### AIM
Copy from the first line below down to and including the line with "var names = ['Desire". Skip the pictures.
== SUPPLIED DATA ==
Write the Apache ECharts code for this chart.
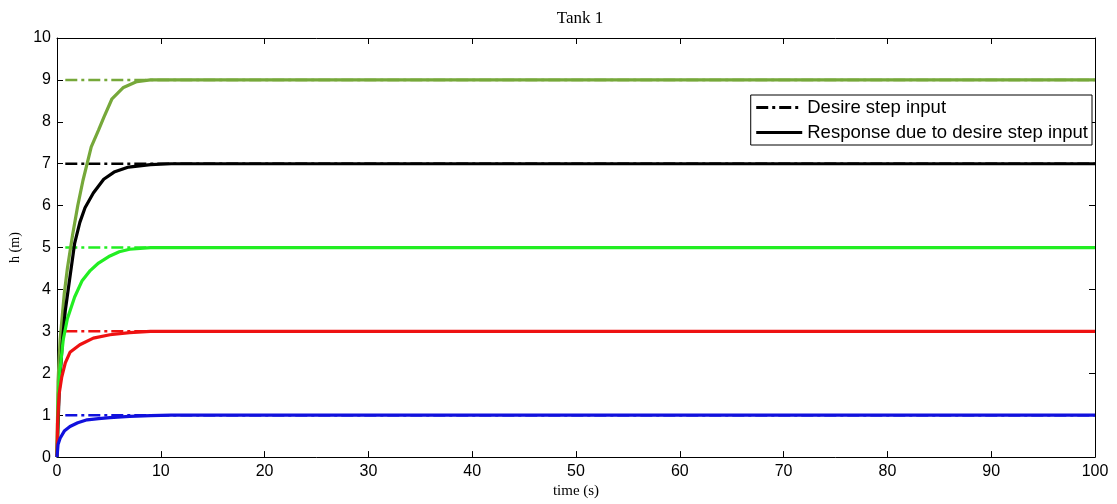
<!DOCTYPE html>
<html><head><meta charset="utf-8">
<script src="https://cdn.jsdelivr.net/npm/echarts@6/dist/echarts.min.js"></script>
<style>html,body{margin:0;padding:0;background:#fff}#c{width:1117px;height:504px}</style>
</head><body><div id="c"></div>
<script>
var xTicks = [0,10,20,30,40,50,60,70,80,90,100];
var yTicks = [0,1,2,3,4,5,6,7,8,9,10];
var stepStart = 0.8, stepEnd = 100;
var setpoints = [9, 7, 5, 3, 1];
var resp9 = [[0,0],[0.1,1.8],[0.3,2.8],[0.7,3.9],[1,4.5],[1.5,5.3],[2,6.0],[2.5,6.6],[3.3,7.4],[4,7.8],[4.5,8.1],[5.3,8.55],[6.4,8.82],[7.7,8.96],[9,9.0],[10,9],[100,9]];
var resp7 = [[0,0],[0.2,1.5],[0.5,2.7],[0.8,3.5],[1.25,4.3],[1.7,5.1],[2.2,5.6],[2.7,5.95],[3.5,6.3],[4.5,6.63],[5.5,6.8],[6.9,6.92],[9,6.98],[11,7],[100,7]];
var resp5 = [[0,0],[0.13,1.5],[0.3,2.1],[0.6,2.8],[1,3.3],[1.7,3.82],[2.4,4.2],[3.2,4.45],[4,4.63],[5.1,4.8],[6,4.9],[7,4.96],[9,5.0],[100,5]];
var resp3 = [[0,0],[0.05,0.8],[0.2,1.5],[0.45,1.9],[0.8,2.25],[1.25,2.5],[2.2,2.68],[3.5,2.84],[5.1,2.92],[7,2.97],[9,3],[100,3]];
var resp1 = [[0,0],[0.1,0.3],[0.3,0.45],[0.7,0.62],[1.25,0.73],[2,0.82],[2.9,0.89],[4,0.92],[5.1,0.94],[7,0.97],[9,0.99],[11,1],[100,1]];
var responses = [resp9, resp7, resp5, resp3, resp1];
var colors = ['#76a83a', '#000000', '#22ee22', '#ee1111', '#1111dd'];
var names = ['Desire step input', 'Response due to desire step input'];

var series = [];
setpoints.forEach(function(v, i){
  series.push({
    type:'line', name: i===1 ? names[0] : ('step'+v), showSymbol:false, symbol:'none', z:2,
    data:[[stepStart, v],[stepEnd, v]],
    lineStyle:{color:colors[i], width:2.5, type:[12,4,3,4]}, itemStyle:{color:colors[i]}, silent:true
  });
});
responses.forEach(function(d, i){
  series.push({
    type:'line', name: i===1 ? names[1] : ('resp'+i), showSymbol:false, symbol:'none', z:3,
    data:d, lineStyle:{color:colors[i], width:3.2}, itemStyle:{color:colors[i]}, silent:true
  });
});

var axisCommon = {
  min:0, max:100, interval:10, type:'value',
  axisLine:{show:true, onZero:false, lineStyle:{color:'#000', width:1}},
  axisTick:{show:true, inside:true, length:6, lineStyle:{color:'#000'}},
  splitLine:{show:false}
};
var chart = echarts.init(document.getElementById('c'));
chart.setOption({
  animation:false,
  backgroundColor:'#fff',
  title:{text:'Tank 1', left:575, top:5, textAlign:'center',
    textStyle:{fontFamily:'Liberation Serif', fontWeight:'normal', fontSize:17, color:'#000'}},
  legend:{
    data:[{name:names[0]},{name:names[1]}],
    right:25, top:95, orient:'vertical', itemGap:6, itemWidth:46, itemHeight:14,
    itemStyle:{opacity:0}, lineStyle:{width:3},
    backgroundColor:'#fff', borderColor:'#000', borderWidth:1, borderRadius:0, padding:[3,4,3,4],
    textStyle:{fontFamily:'Liberation Sans', fontSize:18.5, color:'#000'}, selectedMode:false
  },
  grid:{left:57, right:22, top:38, bottom:45, containLabel:false},
  xAxis:[
    Object.assign({}, axisCommon, {position:'bottom',
      name:'time (s)', nameLocation:'middle', nameGap:26,
      nameTextStyle:{fontFamily:'Liberation Serif', fontSize:15, color:'#000'},
      axisLabel:{fontFamily:'Liberation Sans', fontSize:16, color:'#000', margin:6}}),
    Object.assign({}, axisCommon, {position:'top', axisLabel:{show:false}})
  ],
  yAxis:[
    Object.assign({}, axisCommon, {min:0, max:10, interval:1, position:'left',
      name:'h (m)', nameLocation:'middle', nameGap:32, nameRotate:90,
      nameTextStyle:{fontFamily:'Liberation Serif', fontSize:14, color:'#000'},
      axisLabel:{fontFamily:'Liberation Sans', fontSize:16, color:'#000', margin:6}}),
    Object.assign({}, axisCommon, {min:0, max:10, interval:1, position:'right', axisLabel:{show:false}})
  ],
  series:series
});
</script></body></html>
===
### RESULT OF THIS TASK
Write the Apache ECharts code for this chart.
<!DOCTYPE html>
<html><head><meta charset="utf-8">
<script src="https://cdn.jsdelivr.net/npm/echarts@6/dist/echarts.min.js"></script>
<style>html,body{margin:0;padding:0;background:#fff}#c{width:1117px;height:504px}</style>
</head><body><div id="c"></div>
<script>
var xTicks = [0,10,20,30,40,50,60,70,80,90,100];
var yTicks = [0,1,2,3,4,5,6,7,8,9,10];
var stepStart = 0.8, stepEnd = 100;
var setpoints = [9, 7, 5, 3, 1];
var resp9 = [[0,0],[0.1,1.8],[0.3,2.8],[0.7,3.9],[1,4.5],[1.5,5.3],[2,6.0],[2.5,6.6],[3.3,7.4],[4,7.8],[4.5,8.1],[5.3,8.55],[6.4,8.82],[7.7,8.96],[9,9.0],[10,9],[100,9]];
var resp7 = [[0,0],[0.2,1.5],[0.5,2.7],[0.8,3.5],[1.25,4.3],[1.7,5.1],[2.2,5.6],[2.7,5.95],[3.5,6.3],[4.5,6.63],[5.5,6.8],[6.9,6.92],[9,6.98],[11,7],[100,7]];
var resp5 = [[0,0],[0.13,1.5],[0.3,2.1],[0.6,2.8],[1,3.3],[1.7,3.82],[2.4,4.2],[3.2,4.45],[4,4.63],[5.1,4.8],[6,4.9],[7,4.96],[9,5.0],[100,5]];
var resp3 = [[0,0],[0.05,0.8],[0.2,1.5],[0.45,1.9],[0.8,2.25],[1.25,2.5],[2.2,2.68],[3.5,2.84],[5.1,2.92],[7,2.97],[9,3],[100,3]];
var resp1 = [[0,0],[0.1,0.3],[0.3,0.45],[0.7,0.62],[1.25,0.73],[2,0.82],[2.9,0.89],[4,0.92],[5.1,0.94],[7,0.97],[9,0.99],[11,1],[100,1]];
var responses = [resp9, resp7, resp5, resp3, resp1];
var colors = ['#76a83a', '#000000', '#22ee22', '#ee1111', '#1111dd'];
var names = ['Desire step input', 'Response due to desire step input'];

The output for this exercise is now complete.